How do you define emptying the wallet? What if I have $500 and want to spend $200 of it? Also, a "saving" transaction might not work if the attacker pushed a higher fee tx to the miners. Even if they didn't push to the miners, if they broadcast a transaction stealing your entire wallet, then you would somehow have to make your "saving" transaction be put in a block instead of theirs which was broadcast first.
The simplest definition of emptying would be to transfer the entire contents, as it is what usually happens. However, if this began to be guarded against the attack would then likely come as several separate transactions to empty the wallet in pieces. The service could offer the option of defining what emptying would be (anything greater than XX BTC in one transaction or over a certain period of time, perhaps).
If you wanted to spend YY BTC and YY >= XX, then this is where the user would have to alert the service to whitelist the request, as described above. If it YY < XX, then you could just spend the amount without requiring any further action.
If the fee on the saving transaction needed to be higher to succeed, then this is where the user would need to create several transactions, with varying fees in order to combat this. Alternatively, the best solution would be if the miner would choose to accept a transaction broadcast by the service over another one, regardless of relative fees (a hacker could put 10 BTC in the transaction fee if that meant it would go through, while a user would never do that willingly for his own transaction).

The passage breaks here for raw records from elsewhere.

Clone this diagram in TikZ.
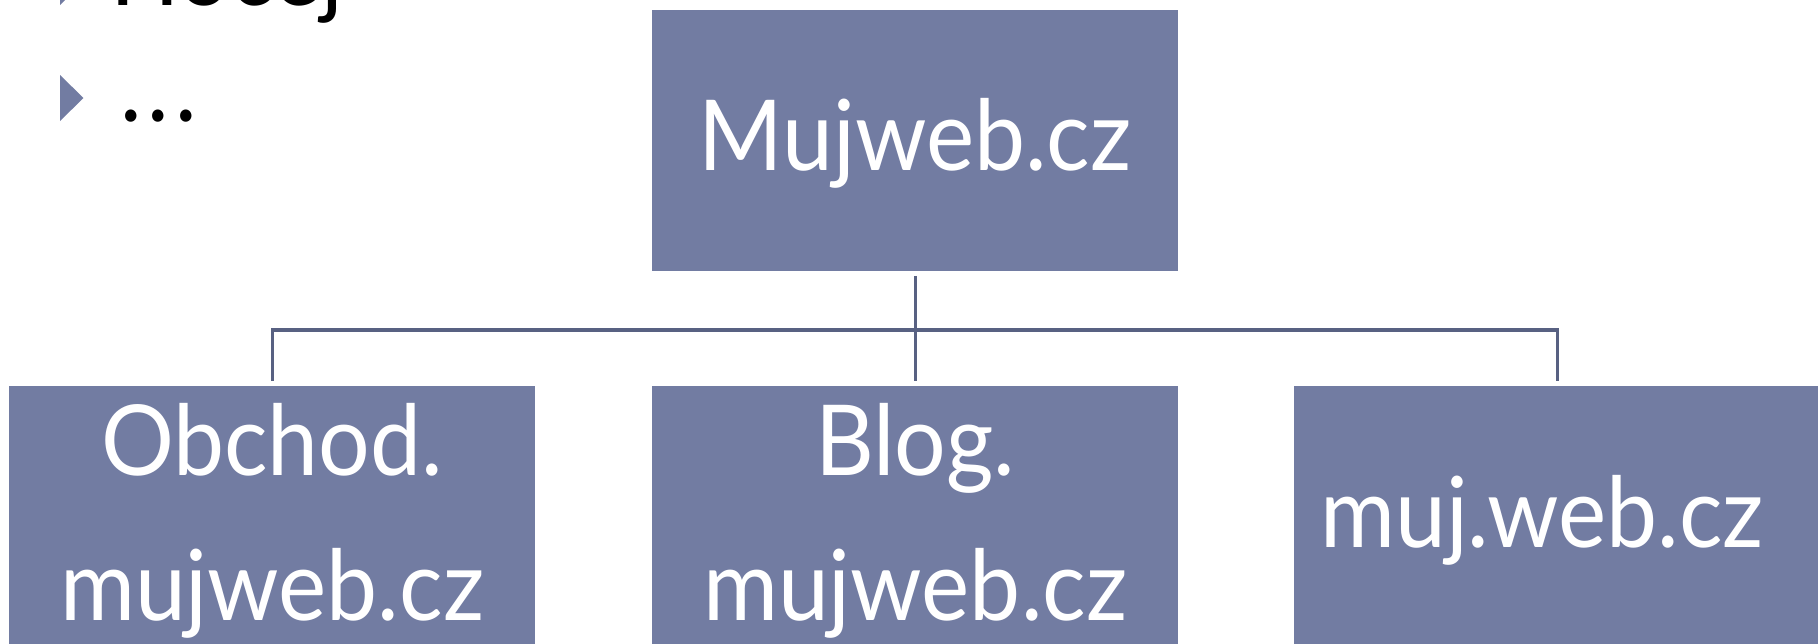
\documentclass[tikz,border=0pt]{standalone}
\usepackage{fontspec}
\setmainfont{Lato}[FakeStretch=0.93]
\definecolor{boxfill}{RGB}{114,124,162}
\definecolor{connline}{RGB}{88,97,130}
\begin{document}
\begin{tikzpicture}[x=0.5pt,y=-0.5pt,
  box/.style={fill=boxfill, draw=none, minimum width=263pt, minimum height=130.5pt, inner sep=0pt, anchor=north west},
  lbl/.style={text=white, font=\fontsize{49}{58}\selectfont, anchor=base, inner sep=0pt},
  conn/.style={draw=connline, line width=1.9pt},
  bul/.style={fill=boxfill},
  btxt/.style={font=\fontsize{49}{58}\selectfont, anchor=base west, inner sep=0pt}]
\useasboundingbox (0,0) rectangle (1818,643);
\clip (0,0) rectangle (1818,643);
% boxes
\node[box] (top) at (652,10) {};
\node[box] (b1) at (9,386) {};
\node[box] (b2) at (652,386) {};
\node[box] (b3) at (1294,386) {};
% labels
\node[lbl] (toplbl) at (915,170) {Mujweb.cz};
\node[lbl] (b1a) at (272,475) {Obchod.};
\node[lbl] (b1b) at (272,620) {mujweb.cz};
\node[lbl] (b2a) at (915,475) {Blog.};
\node[lbl] (b2b) at (915,620) {mujweb.cz};
\node[lbl] (b3a) at (1542,547) {muj.web.cz};
% connectors
\coordinate (hub) at (915,330);
\draw[conn] ([yshift=-2pt]top.south) -- ([yshift=2.5pt]b2.north);
\draw[conn] ([yshift=2.5pt]b1.north) |- (hub) -| ([yshift=2.5pt]b3.north);
% bullets
\fill[bul] (60,-41) -- (83.5,-18) -- (60,5) -- cycle;
\fill[bul] (60,75) -- (83.5,98) -- (60,121) -- cycle;
\node[btxt] (prev) at (110,5) {Hocej};
\node[btxt] (more) at (120,121.5) {.\hspace{3pt}.\hspace{3pt}.};
\end{tikzpicture}
\end{document}
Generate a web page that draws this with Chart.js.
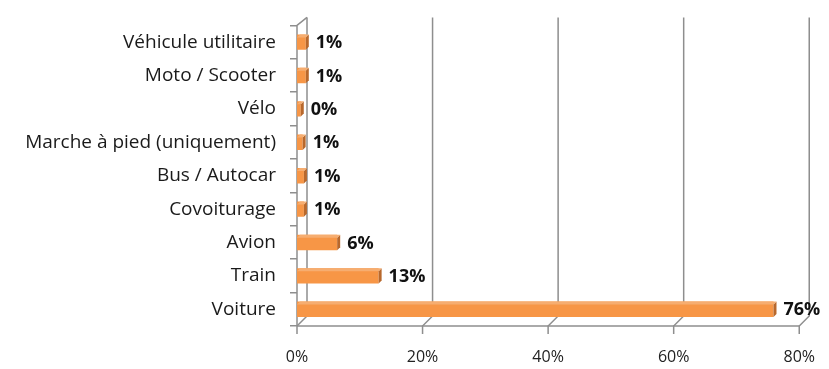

- Is it possible to know that the transaction was broadcast by the service? If so, then with the acceptance by the mining community to prefer the “eject” transactions, the service becomes much more valuable and effective.

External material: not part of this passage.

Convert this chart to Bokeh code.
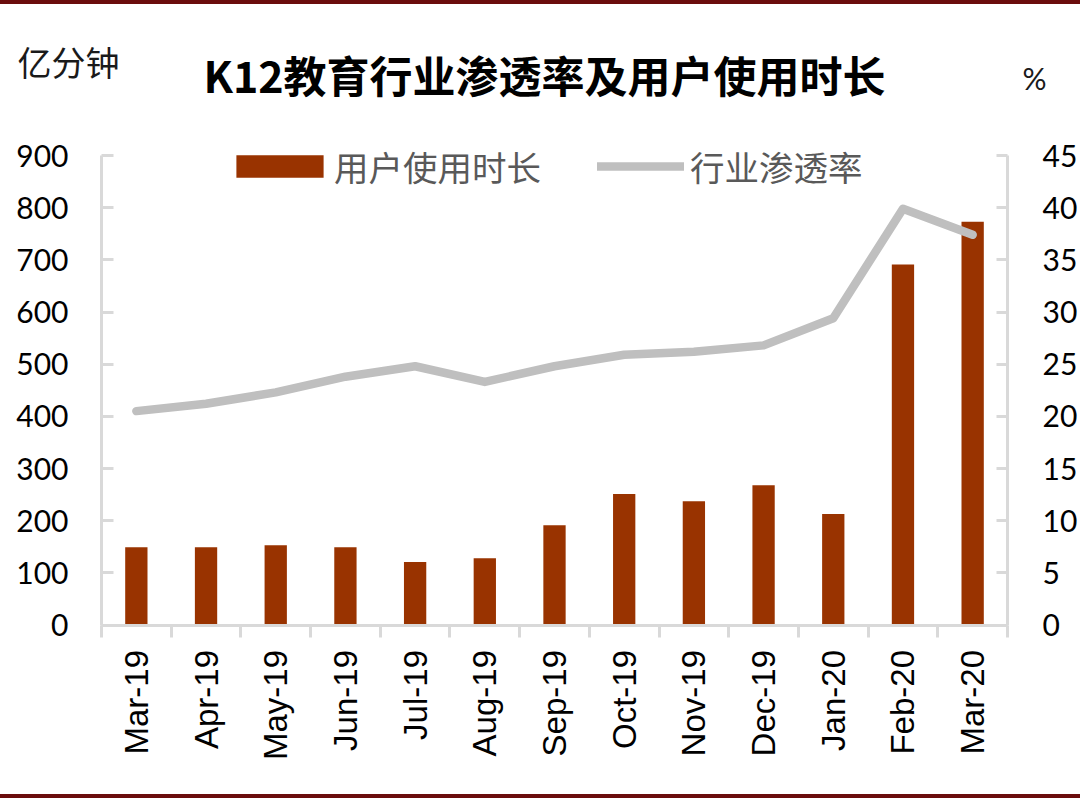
from bokeh.plotting import figure
from bokeh.models import (Range1d, LinearAxis, FixedTicker, Legend, LegendItem,
                          Label, Div, ColumnDataSource)
from bokeh.layouts import column
from bokeh.embed import file_html
from bokeh.resources import INLINE
import math

# ---------------- data ----------------
months = ["Mar-19", "Apr-19", "May-19", "Jun-19", "Jul-19", "Aug-19", "Sep-19",
          "Oct-19", "Nov-19", "Dec-19", "Jan-20", "Feb-20", "Mar-20"]
usage_minutes = [149, 149, 153, 149, 121, 128, 191, 251, 237, 268, 213, 691, 773]   # 亿分钟
penetration = [20.5, 21.2, 22.3, 23.8, 24.8, 23.3, 24.8, 25.9, 26.2, 26.8, 29.4, 39.9, 37.4]  # %
left_ticks = [0, 100, 200, 300, 400, 500, 600, 700, 800, 900]
right_ticks = [0, 5, 10, 15, 20, 25, 30, 35, 40, 45]

title_text = "K12教育行业渗透率及用户使用时长"
left_unit = "亿分钟"
right_unit = "%"
bar_name = "用户使用时长"
line_name = "行业渗透率"

BAR = "#993300"
LINE = "#bfbfbf"
AXIS = "#d9d9d9"
DARK = "#6b0d0d"

n = len(months)
centers = [i + 0.5 for i in range(n)]
src = ColumnDataSource(dict(x=centers, usage=usage_minutes, pen=penetration))

# ---------------- layout (pixels) ----------------
W, H = 1080, 790          # figure size; figure sits 4px below page top
FIG_TOP = 4
AX_L, AX_R = 101.0, 1007.0   # page x of category axis ends
AX_TOP, AX_BOT = 155.0, 624.5  # page y of 900 and 0
LMAX, RMAX = 900.0, 45.0

kx = (AX_R - AX_L) / n
x0 = -AX_L / kx
x1 = x0 + W / kx
ky = (AX_BOT - AX_TOP) / LMAX
y1 = (AX_BOT - FIG_TOP) / ky
y0 = y1 - H / ky
ratio = RMAX / LMAX

p = figure(width=W, height=H, output_backend="svg", toolbar_location=None,
           x_range=Range1d(x0, x1), y_range=Range1d(y0, y1),
           x_axis_type=None, y_axis_type=None, title=None,
           min_border=0, min_border_left=0, min_border_right=0,
           min_border_top=0, min_border_bottom=0)
p.outline_line_color = None
p.background_fill_color = "white"
p.border_fill_color = "white"
p.extra_y_ranges = {"pct": Range1d(y0 * ratio, y1 * ratio)}

# left axis
la = LinearAxis(ticker=FixedTicker(ticks=left_ticks), fixed_location=0,
                bounds=(0, LMAX))
la.axis_line_color = AXIS
la.axis_line_width = 3
la.major_tick_line_color = AXIS
la.major_tick_line_width = 3
la.major_tick_in = 12
la.major_tick_out = 0
la.minor_tick_line_color = None
la.major_label_text_font = "Lato"
la.major_label_text_font_size = "30px"
la.major_label_text_color = "#000000"
la.major_label_standoff = 33
p.add_layout(la, "left")

# right axis
ra = LinearAxis(y_range_name="pct", ticker=FixedTicker(ticks=right_ticks),
                fixed_location=n, bounds=(0, RMAX))
ra.axis_line_color = AXIS
ra.axis_line_width = 3
ra.major_tick_line_color = AXIS
ra.major_tick_line_width = 3
ra.major_tick_in = 11
ra.major_tick_out = 0
ra.minor_tick_line_color = None
ra.major_label_text_font = "Lato"
ra.major_label_text_font_size = "30px"
ra.major_label_text_color = "#000000"
ra.major_label_standoff = 35
p.add_layout(ra, "right")

# bottom axis: labels at centers, ticks at boundaries (minor)
ba = LinearAxis(ticker=FixedTicker(ticks=centers, minor_ticks=list(range(n + 1))),
                fixed_location=0, bounds=(0, n))
ba.major_label_overrides = {c: m for c, m in zip(centers, months)}
ba.axis_line_color = AXIS
ba.axis_line_width = 3
ba.major_tick_line_color = None
ba.major_tick_in = 0
ba.major_tick_out = 0
ba.minor_tick_line_color = AXIS
ba.minor_tick_line_width = 3
ba.minor_tick_in = 0
ba.minor_tick_out = 12
ba.major_label_orientation = math.pi / 2
ba.major_label_text_font = "Liberation Sans"
ba.major_label_text_font_size = "33px"
ba.major_label_text_color = "#000000"
ba.major_label_standoff = 13
p.add_layout(ba, "below")

bars = p.vbar(x="x", top="usage", width=0.32, source=src, fill_color=BAR,
              line_color=None)
ln = p.line(x="x", y="pen", y_range_name="pct", source=src, line_color=LINE,
            line_width=8.5, line_cap="round", line_join="round")


def make_legend(item, gw, loc, standoff):
    lg = Legend(items=[item], orientation="horizontal", location=loc)
    lg.border_line_color = None
    lg.background_fill_alpha = 0
    lg.padding = 0
    lg.margin = 0
    lg.glyph_width = gw
    lg.glyph_height = 28
    lg.label_height = 28
    lg.label_standoff = standoff
    lg.label_text_font = "Noto Sans CJK SC"
    lg.label_text_font_size = "34.5px"
    lg.label_text_color = "#595959"
    return lg


legend_y = FIG_TOP + H - 191
p.add_layout(make_legend(LegendItem(label=bar_name, renderers=[bars]), 109,
                         (225, legend_y), 0), "center")
p.add_layout(make_legend(LegendItem(label=line_name, renderers=[ln]), 87,
                         (597, legend_y), 6), "center")


def page_label(text, px, py, align, size, font, style="normal", color="#000000"):
    return Label(x=px, y=FIG_TOP + H - py, x_units="screen", y_units="screen",
                 text=text, text_align=align, text_baseline="middle",
                 text_font=font, text_font_style=style, text_font_size=size,
                 text_color=color)


p.add_layout(page_label(title_text, 544, 73, "center", "43px", "Noto Sans CJK SC", "bold"))
p.add_layout(page_label(left_unit, 17, 61, "left", "34px", "Noto Sans CJK SC", color="#1a1a1a"))
p.add_layout(page_label(right_unit, 1034, 77, "center", "30px", "Lato", color="#1a1a1a"))

top_line = Div(text="", width=W, height=4, margin=0,
               styles={"background-color": DARK})
bot_line = Div(text="", width=W, height=4, margin=0,
               styles={"background-color": DARK})
layout = column(top_line, p, bot_line, spacing=0)

open("out.html", "w").write(file_html(layout, INLINE))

You could send it directly to the miners, but most miners/pools go by monetary incentives and not ethics *cough* GHash *cough*.
If a service were implemented and were to become effective, this would increase the value of bitcoin, and thus the value for the miners. So while an individual hacker transaction might make more sense to be accepted because it has a higher fee, the overall monetary gain would be most to help make a more reliable and safe system for everyone. Of course, as you say, its up to the miners.
Thanks for your responses and input.